7) Platform installer (Notion, ClickUp, Airtable-style systems)
This is for people who like organization and process. You deliver workspace setup: dashboards, task flows, templates, permissions, and basic automations.
Why it pays in 2026: setting up these tools correctly saves hours every week, but most teams don’t want to learn it. Start this week by becoming “the person” for one platform and building a small demo workspace. Beginners can land $75 to $150 per hour, and experienced installers often go higher once they have proof.
8) Photography with a niche angle (film, retro, or a clear specialty)
This is for the creative eye who wants a real-world skill that still prints money. You deliver sessions, edited photos, and sometimes prints. The niche twist matters: film, retro portraits, behind-the-scenes for brands, or a style that stands out.
Why it pays in 2026: everyone has a phone, so “generic photos” feel cheap. But a distinct look can justify higher rates. Start this week by doing two test shoots and building a small portfolio page. Many charge $100 to $500 per hour, more for events and commercial work.
What these side hustles have in common, they help businesses get leads or save time
All eight ideas connect back to two things businesses will keep paying for: more customers or less chaos.
Lead-focused work (short videos, LinkedIn, websites) ties directly to revenue, so clients understand the value fast. Time-saving work (AI implementation, systems setup) frees up staff hours, which is basically money too, just wearing a different outfit.
That’s why these side hustles price better than random gigs. They’re not “pay me for effort.” They’re “pay me because the business runs better.”
A simple starting plan for your first 30 days (without burning out)

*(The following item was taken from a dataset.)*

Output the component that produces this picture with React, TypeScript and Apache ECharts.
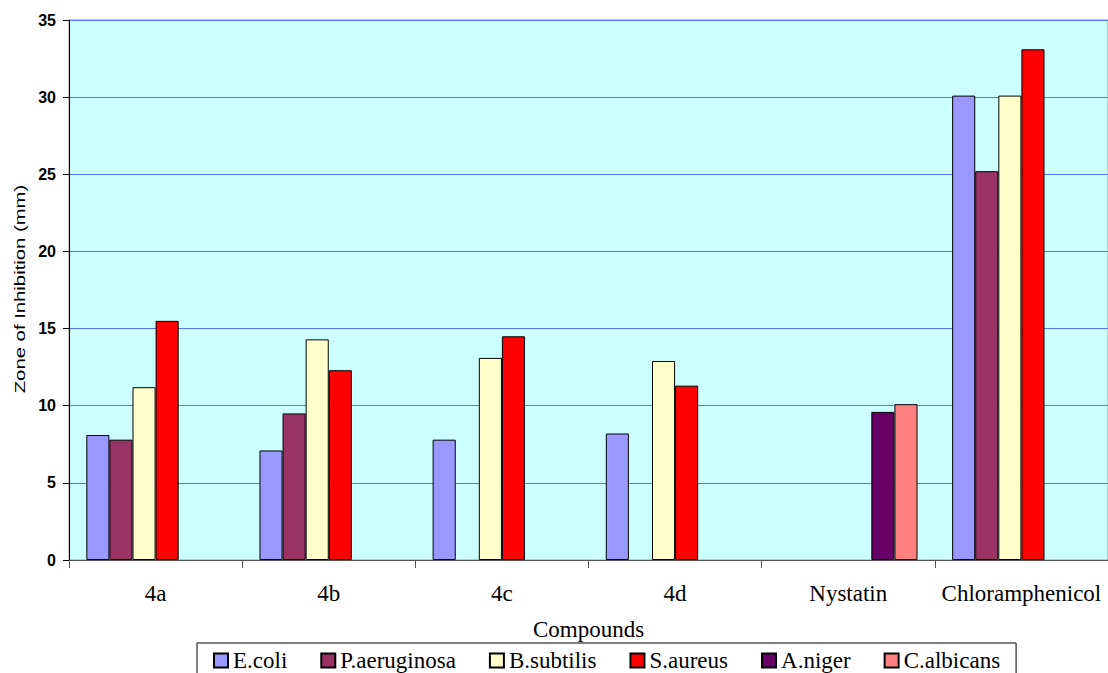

Week one: pick one hustle and one tool, then learn only what you need to deliver a basic result. Week two: build one sample that looks real, even if it’s for a pretend client. Week three: reach out to a small set of targets (local businesses, founders, creators) and show the sample first, don’t pitch first. Week four: close one paid test project with clear scope, then track results like leads, time saved, or content output. After that, turn what worked into a repeatable offer you can sell again.
Pricing, getting clients, and turning a side hustle into steady monthly income
Getting clients in 2026 is weirdly simple, but not easy. The shortcut is proof.
Post helpful content on Instagram or TikTok if your offer is visual (video creation, photography). Use LinkedIn if you’re selling to businesses (systems, AI help, LinkedIn management). For local offers, old-school outreach still works: email, a quick call, or walking in with a one-page preview.
The best move is showing a small sample. A mini website mockup. Three rewritten LinkedIn posts. A 60-second “before and after” video edit. A simple automation demo. People trust what they can see.
For retainers, keep it clean. An AI workflow retainer at $3,000 per month can include two calls, a dedicated chat channel, and a fixed monthly “implementation budget” so it doesn’t eat your evenings. A LinkedIn content retainer at $2,000 to $5,000 per month can include posts plus repurposing into short-form scripts.
If you want more inspiration around AI-first side income paths, this guide on best AI side hustles in 2026 is a decent scan for tool and workflow ideas.
What to charge when you are new (and how to raise prices without feeling weird)
Start with a paid pilot. Not free forever, just a smaller project with a clear deliverable and a clear finish line. Price it so you take it seriously, even if it’s modest.
Then raise prices after proof. One client result is often enough. When you can say, “This system saved your team five hours a week,” or “These videos brought in 18 leads,” pricing stops feeling awkward because it’s attached to outcomes.
Also, boring setup work often pays more than flashy stuff. Websites, CRMs, and platform installs aren’t “cool,” but they reduce pain fast.
How to avoid the most common mistakes that kill side hustles
Scope creep is the big one. If the client keeps adding “tiny” requests, your side hustle becomes a second job. Put boundaries in writing, even if it’s a simple email.
The second mistake is chasing five ideas at once. Your calendar gets busy, your bank account doesn’t. Stick to one offer until you can sell it without overthinking.
Third is underpricing, then resenting the work. Charge enough that you can deliver with care. And don’t rely only on friends, it’s a confidence trap. Build a pipeline outside your circle.
What I learned from doing side hustles, the honest part people skip
I’ve tried a bunch of side hustles over the years, some online, some local, some “why am I doing this” experiments. The biggest lesson was boring: pick one skill and stay with it longer than feels comfortable.
When I used to sell effort, I got treated like a helper. When I started selling a result (more leads, less admin work, faster content output), people listened differently. Not because I became smarter overnight, but because the offer got clearer.
One small moment that stuck with me was setting up a simple workspace for a client. Nothing fancy. A few views, a clean task flow, some automation. A week later they told me, kind of casually, “We’re not losing requests anymore.” That’s when it clicked: the win isn’t the tool, it’s the relief.
Also, content works slower than your ego wants. A post that got no love can bring a lead three weeks later. It’s annoying, but it’s real.
Conclusion
If you want to make real money from Side Hustles in 2026, don’t start with what’s easiest to enter. Start with what’s easiest to price, and that usually means skills tied to leads or time savings.
Pick one of the eight ideas and set one simple goal for the next seven days: learn one tool, build one sample, and message a small list of people who could pay for it. Track results, tighten the offer, then repeat.
Focus beats intensity. The side hustle that grows fast is usually the one you can deliver consistently, even on tired weeknights.